The Brazilian was elected to head the bank in the first round at the Board of Governors, which comprises representatives of the countries that make up the bank. With the United States holding 30% of the voting rights, whichever candidate secures Washington’s backing becomes a virtual ‘shoo in’ to head the key development funding agency in the hemisphere. Goldfajn takes office on December 19. He was elected from a field of five nominees from Argentina, Trinidad and Tobago, Mexico, Brazil and Chile.
Nominees for the position are usually functionaries who have served as Finance Ministers or in other high-ranking positions in disciplines related to banking and finance in one or another of its forty-eight member countries. Goldfain will be the first Brazilian to head the Bank. He had previously served as Director of the International Monetary Fund’s (IMF) Western Hemisphere Department charged with relations with member countries in the Americas, an appointment which had positioned him to become familiar with the key state and non-state players in banking and finance in the hemisphere.
The IDB was established in 1959.
Earlier this month the Bank had announced that it had received the nomination of Trinidad and Tobago national Gerard Johnson for the governorship. No Caribbean functionary has ever been elected to the presidency of the IDB. The President of the IDB is elected by the Board of Governors to a five-year term and in order to be elected a candidate must receive favourable votes from IDB member countries representing a majority of total voting power, including an absolute majority of the Governors of the regional members, the borrowing members and Canada and the United States.
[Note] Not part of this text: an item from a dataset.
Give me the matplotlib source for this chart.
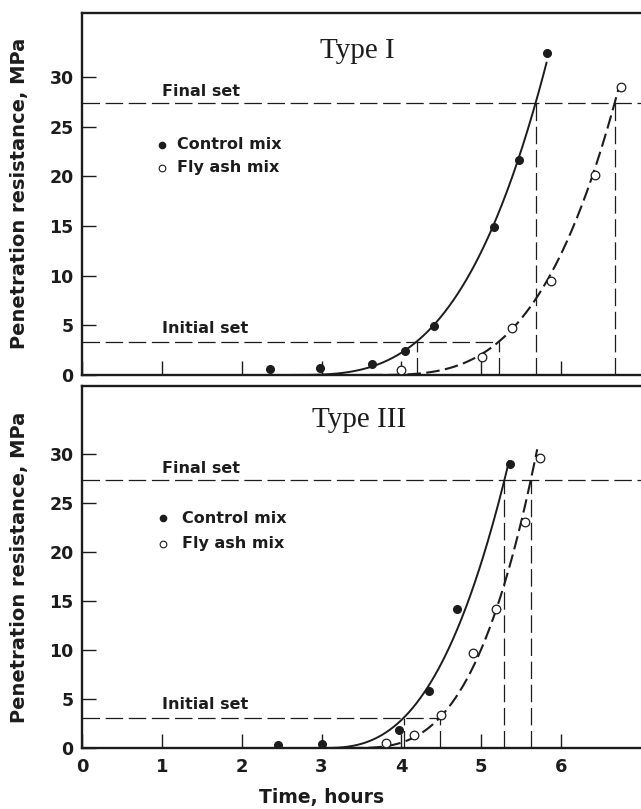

Washington’s control of almost a third of the voting power means that accession to its presidency is almost impossible without the support of the USA.
Back in 2020, in a flagrant display of its control over the financial institution the US had engineered a break with the tradition of the presidency of the Bank going to a candidate from Latin America, reportedly persuading several Latin American and Caribbean countries to cast their votes for Mauricio Claver-Carone who had been seen as one of the then US President’s political allies. Claver-Carone’s presidency came to an inglorious end. Even before the 2020 presidential elections in America, the Joe Biden campaign objected to Claver-Carone, labelling him as a right-wing ideologue. It was clear that he would have had a hard time finding his way around a Biden-controlled White House with America so critical to the IDB’s functioning. Earlier this year he was removed from office following an investigation that ruled that he had transgressed the Bank’s rules of internal ethics.